I don’t know if one has been used or not but I would be concerned that if a porous wheel worked that the performance would vary when the solids in the enamel clogged up the porous wheel. I am pretty certain that clogging would occur because with felt applicators, the felts would eventually clog.
In the 70’s Acrometal had a roller dies less applicator which had for each enamel three rolls. The first was the grooved applicator roll which had an enamel bar which supplied enamel to the grooves. Since the size of the grooves was fixed, you varied the amount of enamel in a groove and or the rpms of the roller. On some machines you could also change the rotational direction of the roll with it rotating with the wire for smaller wire and against the wire for larger wires. The oven was cross strung with 10 lines per side of the oven and they made 5 to 7 passes (total 50 – 70 wire) for the base coat enamel. The overcoat applicator was 2 passes. When you needed more passes you dropped lines.
The concept was that the applicator roll applied the enamel and two wiper rolls removed the excess. The wiper rolls generally rotated against the direction of the wire. A meniscus was formed between the wire and wiper roll and pulled enamel off the wire. A soft brass blade was used to wipe the enamel from the roll so that the roll was always clean at the point where the wet wire contacted it.
A roller die less applicator cost a lot more than a die applicator however its operating cost was less. A 20 line oven designed for 8 total passes required 160 dies for a simple set up. Since the wire range on an oven might be 10 – 12 awg sizes, you could easily a minimum of 2,000 dies and at a cost of $2.00 to $6.00 (1970’s) you could easily spend $12,000 to $20,000 just to have enough dies for each oven system’s range of wire sizes. Additionally the dies would wear out and require either resizing or replacement.

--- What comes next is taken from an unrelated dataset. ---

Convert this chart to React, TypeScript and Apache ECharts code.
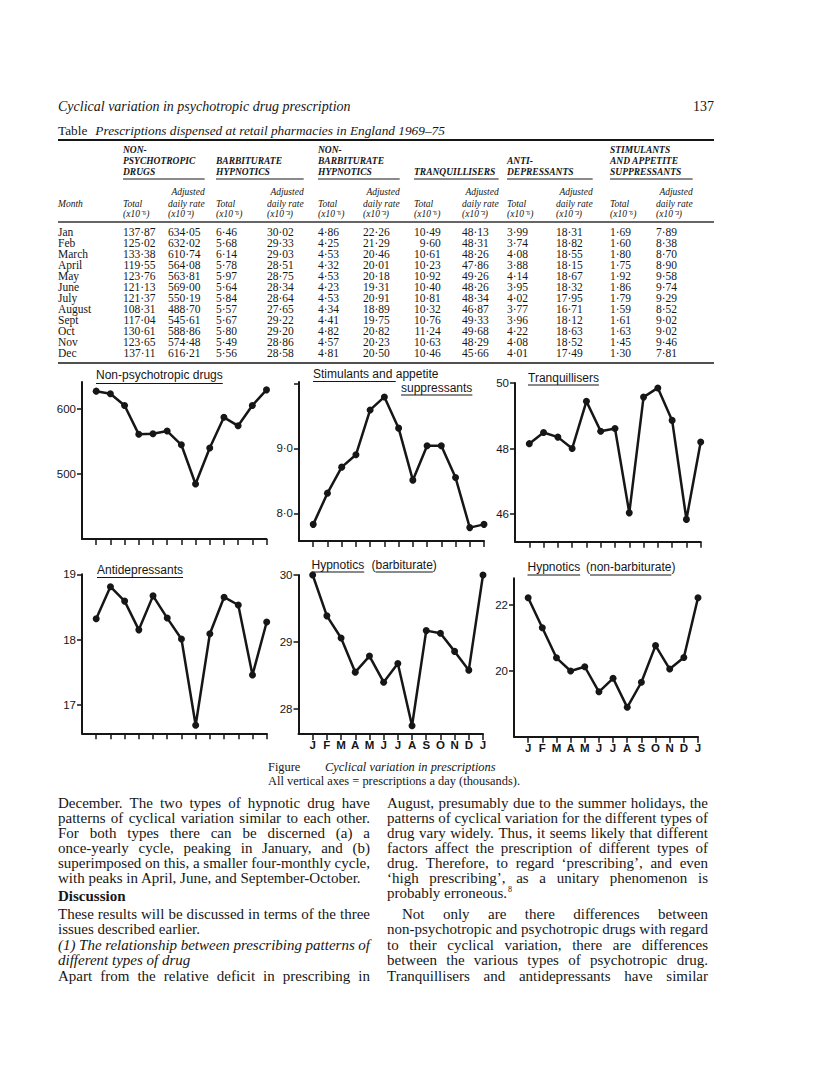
import React, { useEffect, useRef } from "react";
import * as echarts from "echarts";

// ---------------- data ----------------
const monthNames = ["Jan", "Feb", "March", "April", "May", "June", "July", "August", "Sept", "Oct", "Nov", "Dec"];
const monthLetters = ["J", "F", "M", "A", "M", "J", "J", "A", "S", "O", "N", "D", "J"];

// Table: totals (x10^-6) and adjusted daily rates (x10^-3)
const nonPsychTotal = [137.87, 125.02, 133.38, 119.55, 123.76, 121.13, 121.37, 108.31, 117.04, 130.61, 123.65, 137.11];
const nonPsychDaily = [634.05, 632.02, 610.74, 564.08, 563.81, 569.0, 550.19, 488.7, 545.61, 588.86, 574.48, 616.21];
const barbTotal = [6.46, 5.68, 6.14, 5.78, 5.97, 5.64, 5.84, 5.57, 5.67, 5.8, 5.49, 5.56];
const barbDaily = [30.02, 29.33, 29.03, 28.51, 28.75, 28.34, 28.64, 27.65, 29.22, 29.2, 28.86, 28.58];
const nonBarbTotal = [4.86, 4.25, 4.53, 4.32, 4.53, 4.23, 4.53, 4.34, 4.41, 4.82, 4.57, 4.81];
const nonBarbDaily = [22.26, 21.29, 20.46, 20.01, 20.18, 19.31, 20.91, 18.89, 19.75, 20.82, 20.23, 20.5];
const tranqTotal = [10.49, 9.6, 10.61, 10.23, 10.92, 10.4, 10.81, 10.32, 10.76, 11.24, 10.63, 10.46];
const tranqDaily = [48.13, 48.31, 48.26, 47.86, 49.26, 48.26, 48.34, 46.87, 49.33, 49.68, 48.29, 45.66];
const antiTotal = [3.99, 3.74, 4.08, 3.88, 4.14, 3.95, 4.02, 3.77, 3.96, 4.22, 4.08, 4.01];
const antiDaily = [18.31, 18.82, 18.55, 18.15, 18.67, 18.32, 17.95, 16.71, 18.12, 18.63, 18.52, 17.49];
const stimTotal = [1.69, 1.6, 1.8, 1.75, 1.92, 1.86, 1.79, 1.59, 1.61, 1.63, 1.45, 1.3];
const stimDaily = [7.89, 8.38, 8.7, 8.9, 9.58, 9.74, 9.29, 8.52, 9.02, 9.02, 9.46, 7.81];

const groupHeads = [
  ["NON-", "PSYCHOTROPIC", "DRUGS"],
  ["", "BARBITURATE", "HYPNOTICS"],
  ["NON-", "BARBITURATE", "HYPNOTICS"],
  ["", "", "TRANQUILLISERS"],
  ["", "ANTI-", "DEPRESSANTS"],
  ["STIMULANTS", "AND APPETITE", "SUPPRESSANTS"],
];

// Figure: prescriptions a day (thousands), Jan..Dec and Jan again
const nonPsychPlot = [627, 623, 605, 561, 562, 566, 545, 485, 540, 587, 574, 605, 629];
const stimPlot = [7.83, 8.31, 8.71, 8.9, 9.59, 9.79, 9.31, 8.51, 9.04, 9.04, 8.55, 7.78, 7.83];
const tranqPlot = [48.15, 48.49, 48.35, 48.0, 49.44, 48.53, 48.61, 46.04, 49.57, 49.85, 48.86, 45.84, 48.2];
const antiPlot = [18.32, 18.81, 18.59, 18.15, 18.67, 18.33, 18.01, 16.69, 18.09, 18.65, 18.53, 17.46, 18.27];
const barbPlot = [30.0, 29.39, 29.06, 28.55, 28.79, 28.4, 28.68, 27.75, 29.17, 29.13, 28.86, 28.58, 30.0];
const nonBarbPlot = [22.22, 21.31, 20.4, 20.0, 20.13, 19.37, 19.78, 18.9, 19.66, 20.77, 20.06, 20.41, 22.22];

const nonPsychTicks = [500, 600];
const stimTicks = [8, 9, 10];
const stimLabels = [8, 9];
const tranqTicks = [46, 48, 50];
const antiTicks = [17, 18, 19];
const barbTicks = [28, 29, 30];
const nonBarbTicks = [20, 22];

// ---------------- text ----------------
const leftCol = [
  { t: "December. The two types of hypnotic drug have", j: true, y: 803 },
  { t: "patterns of cyclical variation similar to each other.", j: true, y: 818 },
  { t: "For both types there can be discerned (a) a", j: true, y: 833 },
  { t: "once-yearly cycle, peaking in January, and (b)", j: true, y: 848 },
  { t: "superimposed on this, a smaller four-monthly cycle,", j: true, y: 863 },
  { t: "with peaks in April, June, and September-October.", j: false, y: 878 },
  { t: "Discussion", j: false, y: 896, bold: true },
  { t: "These results will be discussed in terms of the three", j: true, y: 914 },
  { t: "issues described earlier.", j: false, y: 929 },
  { t: "(1) The relationship between prescribing patterns of", j: true, y: 945, italic: true },
  { t: "different types of drug", j: false, y: 960, italic: true },
  { t: "Apart from the relative deficit in prescribing in", j: true, y: 976 },
];
const rightCol = [
  { t: "August, presumably due to the summer holidays, the", j: true, y: 803 },
  { t: "patterns of cyclical variation for the different types of", j: true, y: 818 },
  { t: "drug vary widely. Thus, it seems likely that different", j: true, y: 833 },
  { t: "factors affect the prescription of different types of", j: true, y: 848 },
  { t: "drug. Therefore, to regard \u2018prescribing\u2019, and even", j: true, y: 863 },
  { t: "\u2018high prescribing\u2019, as a unitary phenomenon is", j: true, y: 878 },
  { t: "probably erroneous.", j: false, y: 893, sup: "8" },
  { t: "Not only are there differences between", j: true, y: 914, indent: 15 },
  { t: "non-psychotropic and psychotropic drugs with regard", j: true, y: 929 },
  { t: "to their cyclical variation, there are differences", j: true, y: 945 },
  { t: "between the various types of psychotropic drug.", j: true, y: 960 },
  { t: "Tranquillisers and antidepressants have similar", j: true, y: 976 },
];

const INK = "#161616";
const SERIF = "'Liberation Serif', 'Times New Roman', serif";
const SANS = "'Liberation Sans', Arial, sans-serif";

const dot = (s: string) => s.replace(".", "\u00b7");

function buildOption() {
  const ctx = document.createElement("canvas").getContext("2d") as CanvasRenderingContext2D;
  const tw = (t: string, f: string) => {
    ctx.font = f;
    return ctx.measureText(t).width;
  };
  const els: any[] = [];
  const T = (x: number, y: number, text: string, font: string, align = "left", fill = INK) =>
    els.push({
      type: "text",
      x,
      y,
      silent: true,
      style: { text, font, fill, align, verticalAlign: "middle", textAlign: align, textVerticalAlign: "middle" },
    });
  const L = (x1: number, y1: number, x2: number, y2: number, w = 1, c = INK) =>
    els.push({ type: "line", silent: true, shape: { x1, y1, x2, y2 }, style: { stroke: c, lineWidth: w } });

  const R = 714;

  // ---- running head ----
  T(58, 106, "Cyclical variation in psychotropic drug prescription", `italic 14px ${SERIF}`);
  T(R, 106, "137", `14px ${SERIF}`, "right");
  const tf = `13.3px ${SERIF}`;
  T(58, 130, "Table", tf);
  T(58 + tw("Table", tf) + 8, 130, "Prescriptions dispensed at retail pharmacies in England 1969\u201375", `italic ${tf}`);
  L(58, 140, R, 140, 2);

  // ---- table ----
  const totalX = [123, 216, 318, 414, 507, 610];
  const adjX = [168, 267, 363, 462, 556, 656];
  const headFont = `italic bold 9.5px ${SERIF}`;
  const subFont = `italic 9.5px ${SERIF}`;
  const numFont = `11.5px ${SERIF}`;
  const cols = [
    [nonPsychTotal, nonPsychDaily],
    [barbTotal, barbDaily],
    [nonBarbTotal, nonBarbDaily],
    [tranqTotal, tranqDaily],
    [antiTotal, antiDaily],
    [stimTotal, stimDaily],
  ];
  const drw = tw("daily rate", subFont);
  groupHeads.forEach((lines, g) => {
    lines.forEach((s, k) => s && T(totalX[g], 150 + k * 11, s, headFont));
    L(totalX[g], 179, adjX[g] + drw, 179, 1);
    T(adjX[g] + drw, 192, "Adjusted", subFont, "right");
    T(totalX[g], 204, "Total", subFont);
    T(adjX[g], 204, "daily rate", subFont);
    T(totalX[g], 214, "(x10\u207b\u2076)", subFont);
    T(adjX[g], 214, "(x10\u207b\u00b3)", subFont);
  });
  T(58, 204, "Month", subFont);
  L(58, 222, R, 222, 1.5, "#333");
  monthNames.forEach((m, r) => T(58, 232 + r * 11, m, numFont));
  cols.forEach((pair, g) => {
    pair.forEach((arr, k) => {
      const start = k === 0 ? totalX[g] : adjX[g];
      const strs = arr.map((v) => dot(v.toFixed(2)));
      const right = start + Math.max(...strs.map((s) => tw(s, numFont)));
      strs.forEach((s, r) => T(right, 232 + r * 11, s, numFont, "right"));
    });
  });
  L(58, 363, R, 363, 1.5);

  // ---- figure panel titles ----
  const titleFont = `12px ${SANS}`;
  const underlined = (x: number, y: number, text: string, uy: number, from = 0, to = 0) => {
    T(x, y, text, titleFont);
    const w = tw(text, titleFont);
    L(x + from, uy, x + w - to, uy, 1.2);
  };
  underlined(96, 375, "Non-psychotropic drugs", 383.5);
  T(313, 374, "Stimulants and appetite", titleFont);
  L(313, 381.5, 313 + tw("Stimulants and ", titleFont), 381.5, 1.2);
  underlined(401, 388, "suppressants", 395);
  underlined(528, 377.5, "Tranquillisers", 385);
  underlined(97, 570, "Antidepressants", 577.5);
  underlined(311.5, 564.5, "Hypnotics", 572);
  underlined(371.5, 564.5, "(barbiturate)", 572, tw("(", titleFont), tw(")", titleFont));
  underlined(527.5, 566.5, "Hypnotics", 575);
  underlined(586, 566.5, "(non-barbiturate)", 575, tw("(", titleFont), tw(")", titleFont));

  // ---- caption ----
  const capFont = `12.4px ${SERIF}`;
  T(268, 767, "Figure", capFont);
  T(325, 767, "Cyclical variation in prescriptions", `italic ${capFont}`);
  T(268, 781, "All vertical axes = prescriptions a day (thousands).", capFont);

  // ---- body text (justified) ----
  const bodySize = 15;
  const setCol = (lines: any[], x0: number, x1: number) => {
    lines.forEach((ln) => {
      const font = `${ln.italic ? "italic " : ""}${ln.bold ? "bold " : ""}${bodySize}px ${SERIF}`;
      const ind = ln.indent || 0;
      const words = ln.t.split(" ");
      if (!ln.j || words.length < 2) {
        T(x0 + ind, ln.y, ln.t, font);
        if (ln.sup) T(x0 + ind + tw(ln.t, font) + 1, ln.y - 4, ln.sup, `8px ${SERIF}`);
        return;
      }
      const ws = words.map((w: string) => tw(w, font));
      const total = ws.reduce((a: number, b: number) => a + b, 0);
      const gap = (x1 - x0 - ind - total) / (words.length - 1);
      let x = x0 + ind;
      words.forEach((w: string, i: number) => {
        T(x, ln.y, w, font);
        x += ws[i] + gap;
      });
    });
  };
  setCol(leftCol, 58, 370);
  setCol(rightCol, 387, 708);

  // ---- panels ----
  const panels = [
    { data: nonPsychPlot, left: 82, top: 382, width: 184.5, height: 157, min: 401, max: 641, ticks: nonPsychTicks, labels: nonPsychTicks, fmt: (v: number) => String(v), xl: false },
    { data: stimPlot, left: 299, top: 382, width: 185, height: 159, min: 7.574, max: 10.02, ticks: stimTicks, labels: stimLabels, fmt: (v: number) => dot(v.toFixed(1)), xl: false },
    { data: tranqPlot, left: 515, top: 383, width: 185.7, height: 158.7, min: 45.16, max: 50, ticks: tranqTicks, labels: tranqTicks, fmt: (v: number) => String(v), xl: false },
    { data: antiPlot, left: 82, top: 574.3, width: 184.7, height: 159, min: 16.567, max: 19, ticks: antiTicks, labels: antiTicks, fmt: (v: number) => String(v), xl: false },
    { data: barbPlot, left: 298.5, top: 575, width: 184.5, height: 159, min: 27.627, max: 30, ticks: barbTicks, labels: barbTicks, fmt: (v: number) => String(v), xl: true },
    { data: nonBarbPlot, left: 514, top: 578.3, width: 184, height: 158.4, min: 18.01, max: 22.81, ticks: nonBarbTicks, labels: nonBarbTicks, fmt: (v: number) => String(v), xl: true },
  ];
  const idx = monthLetters.map((_, i) => i);
  const axisLineStyle = { color: INK, width: 2 };

  return {
    animation: false,
    backgroundColor: "#ffffff",
    grid: panels.map((p) => ({ left: p.left, top: p.top, width: p.width, height: p.height, containLabel: false })),
    xAxis: panels.map((p, i) => ({
      type: "value",
      gridIndex: i,
      min: -1,
      max: 12,
      axisLine: { show: true, onZero: false, lineStyle: axisLineStyle },
      axisTick: { show: true, customValues: idx, length: 6, lineStyle: { color: INK, width: 1.5 } },
      axisLabel: {
        show: p.xl,
        customValues: idx,
        formatter: (v: number) => monthLetters[Math.round(v)],
        margin: 5,
        color: INK,
        fontFamily: SANS,
        fontSize: 11.5,
        fontWeight: "bold",
      },
      splitLine: { show: false },
    })),
    yAxis: panels.map((p, i) => ({
      type: "value",
      gridIndex: i,
      min: p.min,
      max: p.max,
      axisLine: { show: true, onZero: false, lineStyle: axisLineStyle },
      axisTick: { show: true, customValues: p.ticks, length: 5, lineStyle: { color: INK, width: 1.5 } },
      axisLabel: { customValues: p.labels, formatter: p.fmt, margin: 6, color: INK, fontFamily: SANS, fontSize: 11.5 },
      splitLine: { show: false },
    })),
    series: panels.map((p, i) => ({
      type: "line",
      xAxisIndex: i,
      yAxisIndex: i,
      data: p.data.map((v, j) => [j, v]),
      symbol: "circle",
      symbolSize: 7,
      showSymbol: true,
      clip: false,
      silent: true,
      lineStyle: { color: INK, width: 2.5 },
      itemStyle: { color: INK },
    })),
    graphic: { elements: els },
  };
}

export default function App() {
  const ref = useRef<HTMLDivElement>(null);
  useEffect(() => {
    const chart = echarts.init(ref.current as HTMLDivElement, null, { renderer: "svg", width: 816, height: 1075 });
    chart.setOption(buildOption() as any);
    return () => chart.dispose();
  }, []);
  return (
    <div
      ref={ref}
      style={{ position: "absolute", left: 0, top: 0, width: 816, height: 1075, background: "#fff" }}
    />
  );
}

You could easily after your initial investment, spend several thousand dollars more per year per oven.
Vertical oven applicators had opposed wiper rolls. With the horizontal applicators, the wires were on top.
I don’t know how many companies used these but I know that Hudson Wire was very successful with the roller dieless applicators.
The roller dieless evolved into the felt roller dieless applicator. A set of felt holder took the place of the grooved rollers. The wiper rolls were still there to wipe of excess enamel. This worked good for horizontal systems and pretty good for vertical ovens. Biggest problem was regulating enamel flow/pressure and finding the correct or best wiper roll speeds. The Acrometal V12 and V18 that we had were operated at speeds that were about 40-50% greater than the typical GE oven at that time. When we made our own V21 we got a substantial speed increase. The ovens were sensitive to variations in the enamels; when they ran good they were great and when they ran bad they were horrible. On a good week running 18 awg polyester we could make 150 to 200,000 pounds with 3-5% scrap. On a bad week we would be up and down and lucky to make 50K of good wire. Again the smallest variation in the enamel was critical!